Update: our 2014 UConn Battlefield Archaeology Field School is underway!
Students are currently excavating the second half of the second phase of the Battle of Mistick Fort. The area the students are excavating covers approximately 10-15 acres, and is the site of a battle between the Pequot and the retreating English and Native allied force.
This battlefield the students are currently excavating is part of the “Battle of the English Withdrawal.” The Battle of the English Withdrawal began on May 26, 1637 near 9 a.m., approximately two hours after the Mistick Fort Battle (the attack and destruction of the Pequot fortified village). The withdrawal consisted of near ten hours of intense fighting between English allied and Pequot forces over a four-mile stretch of extremely difficult terrain. The English fought off dozens of Pequot attacks while they were burdened with arms, equipment, and tended to more than 20 of their wounded (four or five of the English were carried on stretchers). This Battle of the English Withdrawal was the largest combat action of the entire war and the longest period of fighting during the Mistick Campaign with more than 600 combatants engaged over hundreds of acres. The battle illustrates the evolution in the complexity and effectiveness of English allied military tactics as well as the aggressive attack, ambush, and pursuit strategy employed by the Pequot. The English reported that they killed more Pequot during their withdrawal than at the Mistick Fort Battle, and by 7 p.m. on May 26, the Pequot had perhaps lost half of their fighting men. The loss of 400-500 Pequot during the Mistick Campaign was a devastating blow to the Pequot and the turning point of the war.

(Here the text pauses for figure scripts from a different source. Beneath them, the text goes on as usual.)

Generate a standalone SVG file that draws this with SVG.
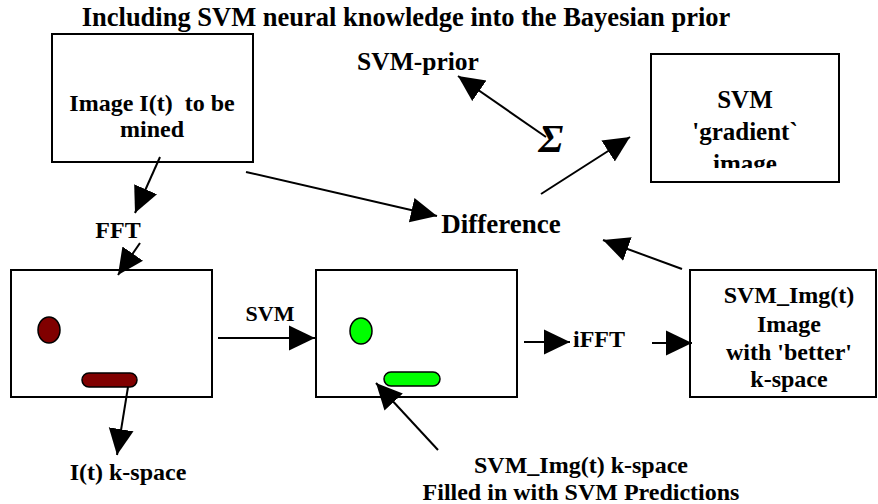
<svg xmlns="http://www.w3.org/2000/svg" width="878" height="504" viewBox="0 0 878 504">
<style>
text{font-family:"Liberation Serif","Times New Roman",serif;font-weight:bold;font-size:24px;fill:#000;text-anchor:middle}
.title{font-size:26.5px}
.big{font-size:27px}
.prior{font-size:25.5px}
.g25{font-size:25px}
.small{font-size:22px}
.sigma{font-size:40px;font-style:italic}
.box{fill:#fff;stroke:#000;stroke-width:2}
.ln{stroke:#000;stroke-width:2;fill:none;marker-end:url(#ah)}
</style>
<defs>
<marker id="ah" markerUnits="userSpaceOnUse" markerWidth="27" markerHeight="27" refX="26" refY="13" orient="auto">
<path d="M0,0.5 L26,13 L0,25.5 z" fill="#000"/>
</marker>
<clipPath id="gclip"><rect x="640" y="50" width="210" height="118"/></clipPath>
</defs>
<g id="title"><text class="title" x="406" y="26">Including SVM neural knowledge into the Bayesian prior</text></g>
<g id="image-node">
<rect class="box" x="52" y="34" width="201" height="128"/>
<text x="152" y="111" xml:space="preserve">Image I(t)  to be</text>
<text x="152" y="137">mined</text>
</g>
<g id="svm-prior"><text class="prior" x="418" y="70">SVM-prior</text></g>
<g id="sigma"><text class="sigma" x="551" y="152">Σ</text></g>
<g id="gradient-node">
<rect class="box" x="651" y="54" width="188" height="128"/>
<g clip-path="url(#gclip)">
<text class="g25" x="745" y="108">SVM</text>
<text class="g25" x="745" y="140">'gradient`</text>
<text class="g25" x="745" y="172">image</text>
</g>
</g>
<g id="fft-label"><text x="118" y="238">FFT</text></g>
<g id="difference"><text class="big" x="501" y="233">Difference</text></g>
<g id="kspace-node">
<rect class="box" x="11" y="270" width="201" height="127"/>
<ellipse cx="49" cy="330" rx="11" ry="13" fill="#800000" stroke="#000" stroke-width="1.5"/>
<rect x="82" y="373" width="55" height="14" rx="7" fill="#800000" stroke="#000" stroke-width="1.5"/>
</g>
<g id="svm-label"><text class="small" x="270" y="321">SVM</text></g>
<g id="svm-kspace-node">
<rect class="box" x="316" y="270" width="201" height="127"/>
<ellipse cx="361" cy="331" rx="11" ry="13" fill="#00ff00" stroke="#000" stroke-width="1.5"/>
<rect x="384" y="372" width="56" height="14" rx="7" fill="#00ff00" stroke="#000" stroke-width="1.5"/>
</g>
<g id="ifft-label"><text x="599" y="347">iFFT</text></g>
<g id="svm-img-node">
<rect class="box" x="690" y="270" width="186" height="127"/>
<text x="789" y="303">SVM_Img(t)</text>
<text x="789" y="332">Image</text>
<text x="789" y="360">with 'better'</text>
<text x="789" y="387">k-space</text>
</g>
<g id="it-kspace-label"><text x="128" y="480">I(t) k-space</text></g>
<g id="svm-img-kspace-label">
<text x="581" y="473">SVM_Img(t) k-space</text>
<text x="581" y="500">Filled in with SVM Predictions</text>
</g>
<g id="connectors">
<line class="ln" x1="160" y1="157" x2="135" y2="213"/>
<line class="ln" x1="140" y1="243" x2="118" y2="275"/>
<line class="ln" x1="246" y1="172" x2="437" y2="216"/>
<line class="ln" x1="546" y1="137" x2="458" y2="76"/>
<line class="ln" x1="541" y1="194" x2="630" y2="137"/>
<line class="ln" x1="682" y1="269" x2="603" y2="240"/>
<line class="ln" x1="128" y1="387" x2="117" y2="455"/>
<line class="ln" x1="218" y1="338" x2="315" y2="338"/>
<line class="ln" x1="438" y1="450" x2="376" y2="383"/>
<line class="ln" x1="524" y1="342" x2="570" y2="342"/>
<line class="ln" x1="652" y1="343" x2="692" y2="343"/>
</g>
</svg>
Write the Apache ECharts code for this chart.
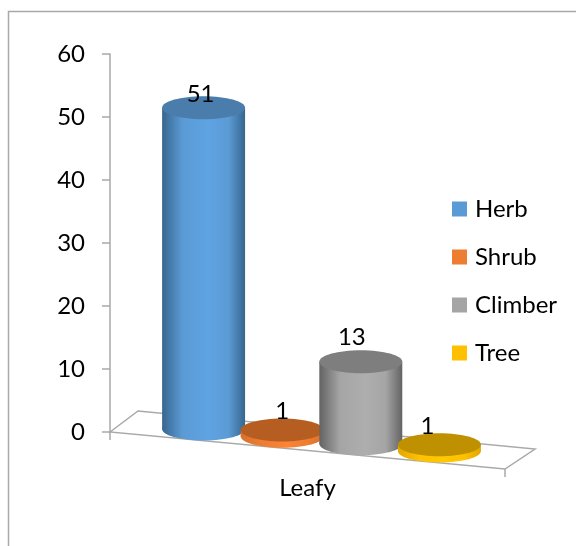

The documentary record for the Battle of the English Withdrawal alludes very little to the direct path and singular battles and/or engagements which took place during a ten-hour time period over the course of four miles. The battle narratives only generally reference, with very few specifics, that the Pequot counterattacked the English and their allied Natives at least eight times during their withdrawal through Pequot country towards their waiting ships in the Thames River harbor. Therefore, the battle-related artifacts and resulting archeological record is at times the only evidence of these early battles, previously undocumented and referenced little, during one of the most significant wars in early American history.